Cybersecurity. The issue of security for data is still present, but with the decentralisation of storage, a hacker has no central point to attack to gain data for a number of subjects. Each one would have to be targeted individually, raising the costs and lowering feasibility of such attacks.

There are many advantages to using Swarm as the underlying storage for EU Data spaces. It is always on, always available, fault tolerant and infinitely scalable. The EU lists several data spaces for different verticals, but also a personal data space. Swarm will be the place to connect personal data with data from other data spaces including IoT and company data. Curated data made available on data spaces will become one of the building blocks of the thriving data economy.

Everyone can have the same way to access different kinds of data, facilitating interoperability. Datasets can be built up from the level of individuals, to form larger “virtual” datasets for a specific purpose. E.g. this is a good case for building up municipalities, cities, national data and finally international data sets - crossing borders seamlessly, when appropriate. Storage providers are not controlling the data, hence you retain sovereignty over it. Yet, it is relatively easy to join the network, contributing resources in the form of nodes. Individuals could control their data directly, or they could entrust it into “trust” acting on their behalf.

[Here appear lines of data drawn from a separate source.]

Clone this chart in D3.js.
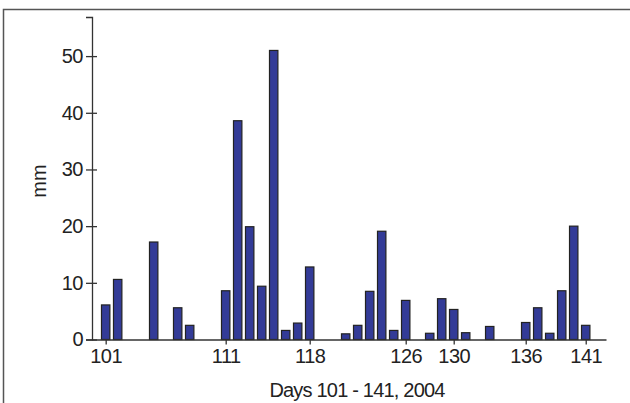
<!DOCTYPE html>
<html>
<head>
<meta charset="utf-8">
<script src="https://cdn.jsdelivr.net/npm/d3@7"></script>
<style>
  html, body { margin: 0; padding: 0; background: #fff; }
  svg { display: block; font-family: "Liberation Sans", Arial, Helvetica, sans-serif; }
</style>
</head>
<body>
<svg id="chart" width="630" height="403"></svg>
<script>
// Daily values, days 101-141 (mm)
const days = d3.range(101, 142);
const values = [
  6.1, 10.6, 0, 0, 17.2, 0, 5.6, 2.5, 0, 0,
  8.6, 38.6, 19.9, 9.4, 51.0, 1.6, 2.9, 12.8, 0, 0,
  1.0, 2.5, 8.5, 19.1, 1.6, 6.9, 0, 1.1, 7.2, 5.3,
  1.2, 0, 2.3, 0, 0, 3.0, 5.6, 1.1, 8.6, 20.0,
  2.5
];
const xTicks = [101, 111, 118, 126, 130, 136, 141];
const yTicks = [0, 10, 20, 30, 40, 50];
const xTitle = "Days 101 - 141, 2004";
const yTitle = "mm";

const svg = d3.select("#chart");

// frame (top and left edge)
svg.append("path")
  .attr("d", "M3.5,403 L3.5,9.5 L630,9.5")
  .attr("fill", "none").attr("stroke", "#555").attr("stroke-width", 1.5);

const x = d3.scaleLinear().domain([99.86, 142.69]).range([92, 606]);
const y = d3.scaleLinear().domain([0, 56.9]).range([339.5, 17]);

const data = days.map((d, i) => ({ day: d, v: values[i] })).filter(d => d.v > 0);

const bw = 8.4;
svg.append("g").selectAll("rect").data(data).join("rect")
  .attr("x", d => x(d.day) - bw / 2)
  .attr("y", d => y(d.v))
  .attr("width", bw)
  .attr("height", d => y(0) - y(d.v))
  .attr("fill", "#333b97")
  .attr("stroke", "#222")
  .attr("stroke-width", 1.2);

const tickFont = "Liberation Sans, Arial, sans-serif";

// y axis
const yAxis = svg.append("g").attr("transform", `translate(${x.range()[0]},0)`)
  .call(d3.axisLeft(y).tickValues(yTicks).tickSize(6).tickPadding(3).tickFormat(d3.format("d")));
yAxis.select(".domain").attr("stroke", "#333").attr("stroke-width", 1.3);
yAxis.selectAll(".tick line").attr("x1", 5).attr("x2", -6).attr("stroke", "#333").attr("stroke-width", 1.3);
yAxis.selectAll(".tick text").attr("font-size", 20).attr("fill", "#222")
  .attr("font-family", tickFont).attr("letter-spacing", "-0.5px");

// x axis
const xAxis = svg.append("g").attr("transform", `translate(0,${y(0)})`)
  .call(d3.axisBottom(x).tickValues(xTicks).tickSize(5).tickSizeOuter(0).tickPadding(4).tickFormat(d3.format("d")));
xAxis.select(".domain").attr("stroke", "#333").attr("stroke-width", 1.3);
xAxis.selectAll(".tick line").attr("stroke", "#333").attr("stroke-width", 1.3);
xAxis.selectAll(".tick text").attr("font-size", 20).attr("fill", "#222")
  .attr("font-family", tickFont).attr("letter-spacing", "-0.5px");

// titles
svg.append("text")
  .attr("x", 357).attr("y", 397)
  .attr("text-anchor", "middle")
  .attr("font-size", 20).attr("letter-spacing", "-0.8px").attr("fill", "#222")
  .text(xTitle);

svg.append("text")
  .attr("transform", "translate(46,181) rotate(-90)")
  .attr("text-anchor", "middle")
  .attr("font-size", 20).attr("fill", "#222")
  .text(yTitle);
</script>
</body>
</html>
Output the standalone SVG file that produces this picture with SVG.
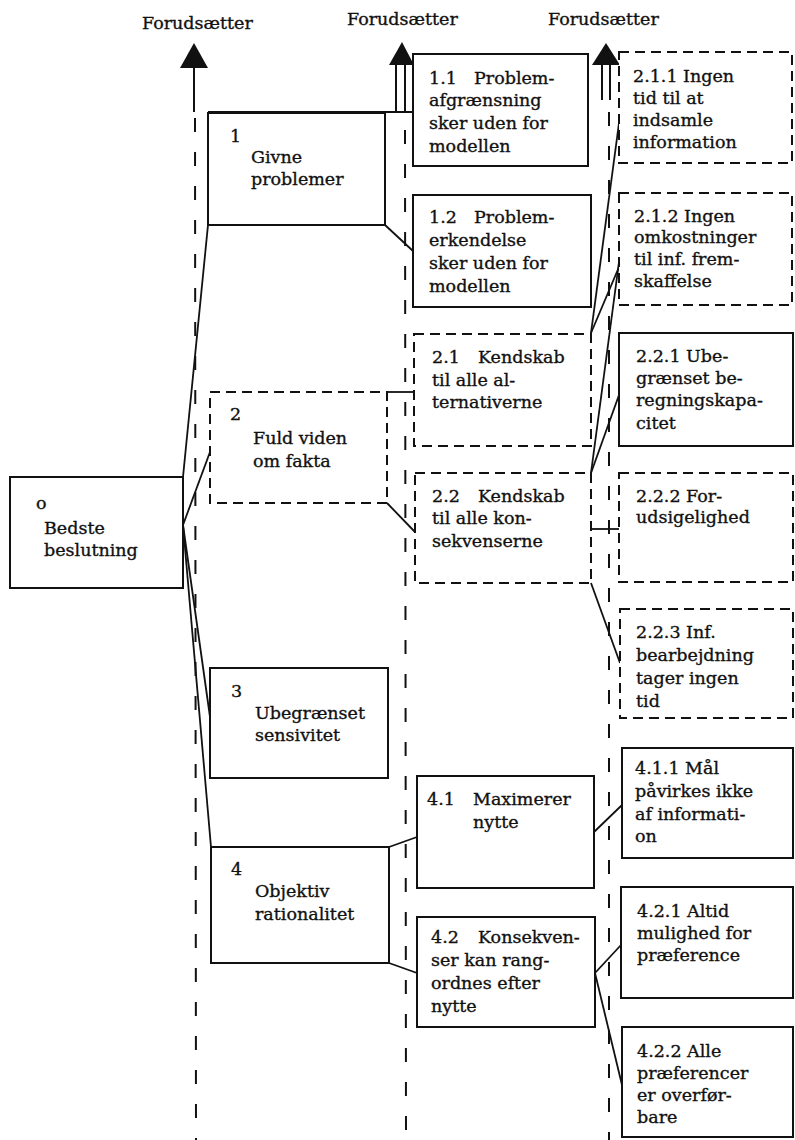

The process could be started with public data, where the costs of storage and providing availability should be lower than holding them in private clouds. Concretely, the Open Data Directive makes more data from the public sector available. This can be put into Swarm rather seamlessly, if available in a properly structured way, and can be shared with service providers. As the peer-to-peer cloud is proven, the move to store sensitive and personal data will be made easier.

It is the FairOS layer that will be leveraged for this kind of storage to be widely available and easy to use, while keeping usage relatively easy. Besides storage, a compute layer will also be added, offering options to manage resources with Swarm cloud underlying it. The paper provides a description of the FairOS-dfs layer.